■ Data segment:
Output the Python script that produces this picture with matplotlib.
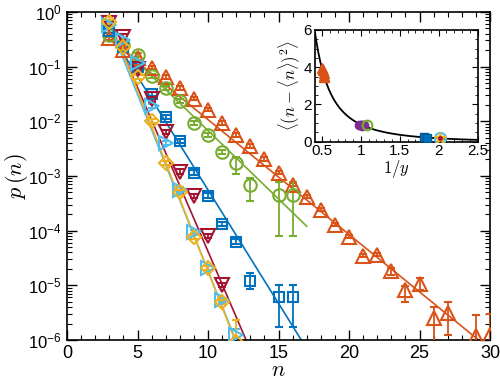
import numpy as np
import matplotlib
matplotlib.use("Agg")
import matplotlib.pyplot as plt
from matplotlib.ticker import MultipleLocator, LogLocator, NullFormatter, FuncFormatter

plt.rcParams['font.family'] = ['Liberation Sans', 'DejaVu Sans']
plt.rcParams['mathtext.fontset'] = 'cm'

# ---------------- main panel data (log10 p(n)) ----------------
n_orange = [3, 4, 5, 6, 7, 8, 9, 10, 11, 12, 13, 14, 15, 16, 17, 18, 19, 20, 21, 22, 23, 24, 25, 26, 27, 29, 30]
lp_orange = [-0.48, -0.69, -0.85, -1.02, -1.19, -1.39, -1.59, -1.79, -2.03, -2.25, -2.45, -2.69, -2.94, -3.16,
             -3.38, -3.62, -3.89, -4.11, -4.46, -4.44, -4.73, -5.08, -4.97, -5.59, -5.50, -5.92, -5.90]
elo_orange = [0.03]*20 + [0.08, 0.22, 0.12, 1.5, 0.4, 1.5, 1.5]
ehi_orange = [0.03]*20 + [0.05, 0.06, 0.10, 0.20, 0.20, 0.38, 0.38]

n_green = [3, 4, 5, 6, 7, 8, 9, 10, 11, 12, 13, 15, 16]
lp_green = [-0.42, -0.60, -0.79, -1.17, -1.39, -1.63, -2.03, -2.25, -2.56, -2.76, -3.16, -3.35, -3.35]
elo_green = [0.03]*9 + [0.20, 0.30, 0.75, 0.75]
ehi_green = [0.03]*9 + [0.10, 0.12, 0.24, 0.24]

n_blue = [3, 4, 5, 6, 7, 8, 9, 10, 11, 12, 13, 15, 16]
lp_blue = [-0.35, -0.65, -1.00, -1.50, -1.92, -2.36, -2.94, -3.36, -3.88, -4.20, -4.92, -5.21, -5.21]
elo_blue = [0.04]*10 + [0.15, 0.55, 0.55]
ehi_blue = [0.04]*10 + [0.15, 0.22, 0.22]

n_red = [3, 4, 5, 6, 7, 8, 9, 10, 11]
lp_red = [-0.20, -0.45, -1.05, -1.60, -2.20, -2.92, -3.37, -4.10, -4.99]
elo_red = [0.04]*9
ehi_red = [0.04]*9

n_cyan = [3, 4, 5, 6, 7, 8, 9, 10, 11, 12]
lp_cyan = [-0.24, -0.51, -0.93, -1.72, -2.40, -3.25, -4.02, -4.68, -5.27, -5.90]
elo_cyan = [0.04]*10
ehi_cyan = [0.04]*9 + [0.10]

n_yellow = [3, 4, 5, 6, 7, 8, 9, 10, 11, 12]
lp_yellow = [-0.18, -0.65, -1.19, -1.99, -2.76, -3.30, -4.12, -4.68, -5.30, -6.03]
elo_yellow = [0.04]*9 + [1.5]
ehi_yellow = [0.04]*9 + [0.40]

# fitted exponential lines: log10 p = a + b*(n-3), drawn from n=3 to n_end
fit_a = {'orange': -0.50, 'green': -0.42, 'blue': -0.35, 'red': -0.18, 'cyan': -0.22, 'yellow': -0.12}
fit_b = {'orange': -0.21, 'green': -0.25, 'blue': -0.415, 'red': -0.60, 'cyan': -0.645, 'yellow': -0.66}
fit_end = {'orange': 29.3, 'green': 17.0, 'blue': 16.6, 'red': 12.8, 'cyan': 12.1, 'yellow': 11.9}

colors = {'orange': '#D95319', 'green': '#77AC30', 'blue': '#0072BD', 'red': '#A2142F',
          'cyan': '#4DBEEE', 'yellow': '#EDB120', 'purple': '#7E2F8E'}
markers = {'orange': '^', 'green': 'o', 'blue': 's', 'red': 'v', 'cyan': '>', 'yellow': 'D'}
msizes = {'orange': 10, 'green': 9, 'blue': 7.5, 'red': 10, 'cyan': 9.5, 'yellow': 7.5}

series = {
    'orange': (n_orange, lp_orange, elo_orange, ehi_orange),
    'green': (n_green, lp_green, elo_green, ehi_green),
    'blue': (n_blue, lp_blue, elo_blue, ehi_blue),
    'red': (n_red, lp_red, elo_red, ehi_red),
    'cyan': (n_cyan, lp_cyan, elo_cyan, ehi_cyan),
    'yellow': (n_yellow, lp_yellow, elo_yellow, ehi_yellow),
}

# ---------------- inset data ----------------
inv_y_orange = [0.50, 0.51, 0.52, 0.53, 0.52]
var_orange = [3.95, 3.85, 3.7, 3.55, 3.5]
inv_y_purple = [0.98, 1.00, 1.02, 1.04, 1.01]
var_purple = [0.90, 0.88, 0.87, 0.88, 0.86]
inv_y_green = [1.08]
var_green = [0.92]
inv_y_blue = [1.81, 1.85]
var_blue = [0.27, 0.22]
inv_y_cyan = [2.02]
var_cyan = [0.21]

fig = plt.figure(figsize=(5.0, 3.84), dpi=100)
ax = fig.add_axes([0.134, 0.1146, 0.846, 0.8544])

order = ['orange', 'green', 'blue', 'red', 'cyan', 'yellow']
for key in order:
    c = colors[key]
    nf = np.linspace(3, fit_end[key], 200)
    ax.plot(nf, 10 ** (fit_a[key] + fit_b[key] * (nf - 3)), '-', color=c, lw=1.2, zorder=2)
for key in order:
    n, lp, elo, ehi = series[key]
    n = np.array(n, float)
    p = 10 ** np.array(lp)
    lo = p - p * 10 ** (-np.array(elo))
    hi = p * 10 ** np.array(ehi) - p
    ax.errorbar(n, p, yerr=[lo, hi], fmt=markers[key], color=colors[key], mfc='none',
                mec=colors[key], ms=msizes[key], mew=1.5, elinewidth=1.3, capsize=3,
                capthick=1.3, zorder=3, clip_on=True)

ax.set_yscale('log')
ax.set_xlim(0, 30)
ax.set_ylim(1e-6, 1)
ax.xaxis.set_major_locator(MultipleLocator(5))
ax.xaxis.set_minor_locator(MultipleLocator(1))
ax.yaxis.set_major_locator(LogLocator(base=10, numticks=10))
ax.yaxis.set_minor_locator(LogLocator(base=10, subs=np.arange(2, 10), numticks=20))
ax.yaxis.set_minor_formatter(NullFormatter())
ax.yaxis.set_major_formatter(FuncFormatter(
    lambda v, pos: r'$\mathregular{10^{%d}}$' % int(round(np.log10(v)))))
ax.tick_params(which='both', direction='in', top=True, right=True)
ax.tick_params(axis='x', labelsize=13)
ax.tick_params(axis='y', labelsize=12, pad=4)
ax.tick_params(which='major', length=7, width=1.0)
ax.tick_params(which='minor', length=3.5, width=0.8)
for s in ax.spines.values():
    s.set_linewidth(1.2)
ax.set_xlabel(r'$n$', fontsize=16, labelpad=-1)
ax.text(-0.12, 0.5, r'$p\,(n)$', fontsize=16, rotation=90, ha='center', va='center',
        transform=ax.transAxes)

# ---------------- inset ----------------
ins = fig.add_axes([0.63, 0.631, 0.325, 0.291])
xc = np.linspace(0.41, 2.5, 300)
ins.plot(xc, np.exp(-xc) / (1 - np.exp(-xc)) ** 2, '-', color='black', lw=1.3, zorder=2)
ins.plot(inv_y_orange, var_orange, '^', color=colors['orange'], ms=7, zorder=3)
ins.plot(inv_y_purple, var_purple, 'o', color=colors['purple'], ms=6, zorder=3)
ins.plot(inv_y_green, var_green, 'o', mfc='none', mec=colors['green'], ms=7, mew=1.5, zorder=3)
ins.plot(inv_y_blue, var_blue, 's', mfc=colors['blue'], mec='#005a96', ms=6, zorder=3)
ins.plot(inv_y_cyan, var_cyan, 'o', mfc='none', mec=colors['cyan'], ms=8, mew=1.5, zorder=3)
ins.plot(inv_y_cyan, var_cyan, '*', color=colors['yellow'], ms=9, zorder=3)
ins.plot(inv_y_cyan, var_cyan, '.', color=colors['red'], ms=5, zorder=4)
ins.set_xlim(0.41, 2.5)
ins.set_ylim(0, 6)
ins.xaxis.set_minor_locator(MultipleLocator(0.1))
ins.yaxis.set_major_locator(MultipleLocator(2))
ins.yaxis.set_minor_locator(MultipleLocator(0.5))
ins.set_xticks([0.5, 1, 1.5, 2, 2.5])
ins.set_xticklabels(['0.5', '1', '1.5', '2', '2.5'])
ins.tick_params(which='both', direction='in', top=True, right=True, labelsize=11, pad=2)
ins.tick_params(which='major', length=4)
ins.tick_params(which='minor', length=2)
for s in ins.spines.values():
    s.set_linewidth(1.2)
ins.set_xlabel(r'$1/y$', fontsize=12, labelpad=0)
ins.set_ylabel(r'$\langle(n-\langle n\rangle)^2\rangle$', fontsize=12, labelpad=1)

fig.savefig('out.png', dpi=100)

■ Task requirements: Please repeat exactly the data above from its first line to the line that contains "plt.rcParams['mathtext.fontset'] = 'cm'", inclusive, and leave every picture out.

■ Task output:
Output the Python script that produces this picture with matplotlib.
import numpy as np
import matplotlib
matplotlib.use("Agg")
import matplotlib.pyplot as plt
from matplotlib.ticker import MultipleLocator, LogLocator, NullFormatter, FuncFormatter

plt.rcParams['font.family'] = ['Liberation Sans', 'DejaVu Sans']
plt.rcParams['mathtext.fontset'] = 'cm'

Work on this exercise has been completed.